* _TASK REQUIREMENTS_: Skip the pictures and repeat each line of the data exactly.

* _SOURCE EXCERPT_:

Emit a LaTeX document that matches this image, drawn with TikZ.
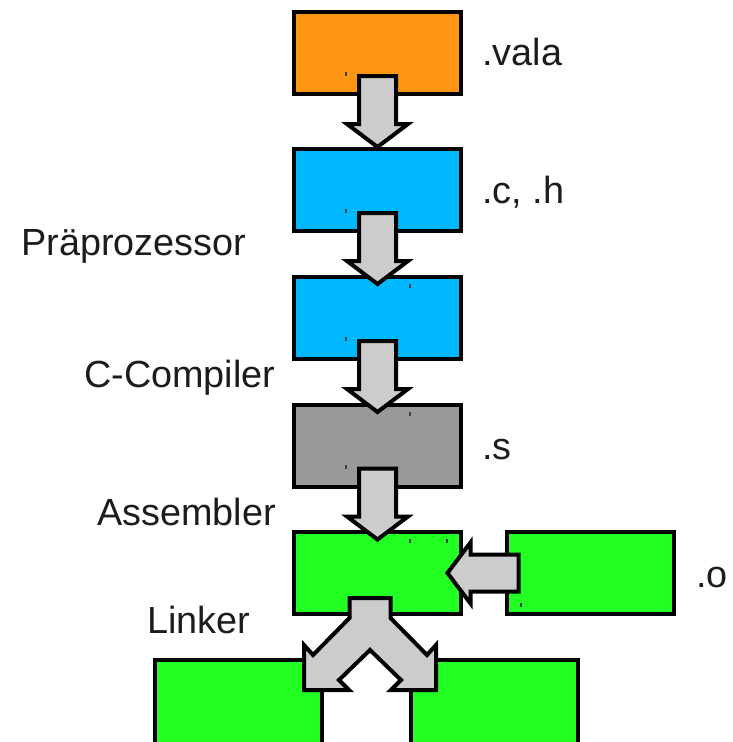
\documentclass[tikz,border=0pt]{standalone}
\usepackage{fontspec}
\setmainfont{Liberation Sans}
\usepackage{tikz}
\usetikzlibrary{calc}
\definecolor{valaorange}{HTML}{FF9612}
\definecolor{cblue}{HTML}{00B8FF}
\definecolor{asmgray}{HTML}{999999}
\definecolor{objgreen}{HTML}{22FF22}
\definecolor{flowgray}{HTML}{CCCCCC}
\definecolor{ink}{HTML}{1C1C1C}
\tikzset{
  filebox/.style={draw=black,line width=4pt,minimum width=167pt,minimum height=82pt,inner sep=0pt},
  flow/.style={draw=black,fill=flowgray,line width=4pt,line join=miter},
  tag/.style={anchor=base west,inner sep=0pt,text=ink,font=\fontsize{37.8}{45}\selectfont},
  tickmark/.style={draw=black!75,line width=1.2pt}
}
% block arrow: start point, direction
\newcommand{\flowarrow}[2]{%
  \begin{scope}[shift={#1},rotate=#2]
    \draw[flow] (0,-18.5)--(48,-18.5)--(48,-30.5)--(71,0)--(48,30.5)--(48,18.5)--(0,18.5)--cycle;
  \end{scope}}

\begin{document}
\begin{tikzpicture}[x=1pt,y=-1pt]
  \useasboundingbox (0,0) rectangle (733,742);
  \clip (0,0) rectangle (733,742);
  % files
  \node[filebox,fill=valaorange] (vala) at (377.5,53) {};
  \node[filebox,fill=cblue] (csrc) at (377.5,190) {};
  \node[filebox,fill=cblue] (cpre) at (377.5,318) {};
  \node[filebox,fill=asmgray] (asm) at (377.5,445.5) {};
  \node[filebox,fill=objgreen] (obj) at (377.5,573) {};
  \node[filebox,fill=objgreen] (objext) at (590,573) {};
  \node[filebox,fill=objgreen,minimum height=120pt] (binl) at (238.5,720) {};
  \node[filebox,fill=objgreen,minimum height=120pt] (binr) at (494.5,720) {};
  % small marks
  \foreach \b in {vala,csrc,cpre,asm}
    \draw[tickmark] ($(\b.center)+(-31.5,19)$) -- ++(0,4);
  \foreach \b in {cpre,asm,obj}
    \draw[tickmark] ($(\b.center)+(32.5,-34)$) -- ++(0,4);
  \draw[tickmark] ($(obj.center)+(69.5,-34)$) -- ++(0,4);
  \draw[tickmark] ($(objext.center)+(-69,30)$) -- ++(0,4);
  % arrows
  \flowarrow{($(vala.south)+(0,-20)$)}{-90}
  \flowarrow{($(csrc.south)+(0,-20)$)}{-90}
  \flowarrow{($(cpre.south)+(0,-20)$)}{-90}
  \flowarrow{($(asm.south)+(0,-20)$)}{-90}
  \flowarrow{($(objext.west)+(14,0)$)}{180}
  \coordinate (fork) at ($(obj.south)+(-7.5,0)$);
  \begin{scope}[shift={(fork)}]
    \draw[flow] (-20.5,-18)--(-20.5,2)--(-57,39)--(-66,29)--(-66,74)--(-21,74)--(-31,64)--(0,34)
      --(31,64)--(21,74)--(66,74)--(66,29)--(57,39)--(20.5,2)--(20.5,-18)--cycle;
  \end{scope}
  % labels
  \node[tag] (lvala) at (482,65) {.vala};
  \node[tag] (lch) at (482,203) {.c, .h};
  \node[tag] (lpre) at (21,255) {Präprozessor};
  \node[tag] (lcc) at (84,387) {C-Compiler};
  \node[tag] (ls) at (482,459) {.s};
  \node[tag] (las) at (97,525) {Assembler};
  \node[tag] (lo) at (696,587) {.o};
  \node[tag] (llink) at (147,633) {Linker};
\end{tikzpicture}
\end{document}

* _RESPONSE_:
Emit a LaTeX document that matches this image, drawn with TikZ.
\documentclass[tikz,border=0pt]{standalone}
\usepackage{fontspec}
\setmainfont{Liberation Sans}
\usepackage{tikz}
\usetikzlibrary{calc}
\definecolor{valaorange}{HTML}{FF9612}
\definecolor{cblue}{HTML}{00B8FF}
\definecolor{asmgray}{HTML}{999999}
\definecolor{objgreen}{HTML}{22FF22}
\definecolor{flowgray}{HTML}{CCCCCC}
\definecolor{ink}{HTML}{1C1C1C}
\tikzset{
  filebox/.style={draw=black,line width=4pt,minimum width=167pt,minimum height=82pt,inner sep=0pt},
  flow/.style={draw=black,fill=flowgray,line width=4pt,line join=miter},
  tag/.style={anchor=base west,inner sep=0pt,text=ink,font=\fontsize{37.8}{45}\selectfont},
  tickmark/.style={draw=black!75,line width=1.2pt}
}
% block arrow: start point, direction
\newcommand{\flowarrow}[2]{%
  \begin{scope}[shift={#1},rotate=#2]
    \draw[flow] (0,-18.5)--(48,-18.5)--(48,-30.5)--(71,0)--(48,30.5)--(48,18.5)--(0,18.5)--cycle;
  \end{scope}}

\begin{document}
\begin{tikzpicture}[x=1pt,y=-1pt]
  \useasboundingbox (0,0) rectangle (733,742);
  \clip (0,0) rectangle (733,742);
  % files
  \node[filebox,fill=valaorange] (vala) at (377.5,53) {};
  \node[filebox,fill=cblue] (csrc) at (377.5,190) {};
  \node[filebox,fill=cblue] (cpre) at (377.5,318) {};
  \node[filebox,fill=asmgray] (asm) at (377.5,445.5) {};
  \node[filebox,fill=objgreen] (obj) at (377.5,573) {};
  \node[filebox,fill=objgreen] (objext) at (590,573) {};
  \node[filebox,fill=objgreen,minimum height=120pt] (binl) at (238.5,720) {};
  \node[filebox,fill=objgreen,minimum height=120pt] (binr) at (494.5,720) {};
  % small marks
  \foreach \b in {vala,csrc,cpre,asm}
    \draw[tickmark] ($(\b.center)+(-31.5,19)$) -- ++(0,4);
  \foreach \b in {cpre,asm,obj}
    \draw[tickmark] ($(\b.center)+(32.5,-34)$) -- ++(0,4);
  \draw[tickmark] ($(obj.center)+(69.5,-34)$) -- ++(0,4);
  \draw[tickmark] ($(objext.center)+(-69,30)$) -- ++(0,4);
  % arrows
  \flowarrow{($(vala.south)+(0,-20)$)}{-90}
  \flowarrow{($(csrc.south)+(0,-20)$)}{-90}
  \flowarrow{($(cpre.south)+(0,-20)$)}{-90}
  \flowarrow{($(asm.south)+(0,-20)$)}{-90}
  \flowarrow{($(objext.west)+(14,0)$)}{180}
  \coordinate (fork) at ($(obj.south)+(-7.5,0)$);
  \begin{scope}[shift={(fork)}]
    \draw[flow] (-20.5,-18)--(-20.5,2)--(-57,39)--(-66,29)--(-66,74)--(-21,74)--(-31,64)--(0,34)
      --(31,64)--(21,74)--(66,74)--(66,29)--(57,39)--(20.5,2)--(20.5,-18)--cycle;
  \end{scope}
  % labels
  \node[tag] (lvala) at (482,65) {.vala};
  \node[tag] (lch) at (482,203) {.c, .h};
  \node[tag] (lpre) at (21,255) {Präprozessor};
  \node[tag] (lcc) at (84,387) {C-Compiler};
  \node[tag] (ls) at (482,459) {.s};
  \node[tag] (las) at (97,525) {Assembler};
  \node[tag] (lo) at (696,587) {.o};
  \node[tag] (llink) at (147,633) {Linker};
\end{tikzpicture}
\end{document}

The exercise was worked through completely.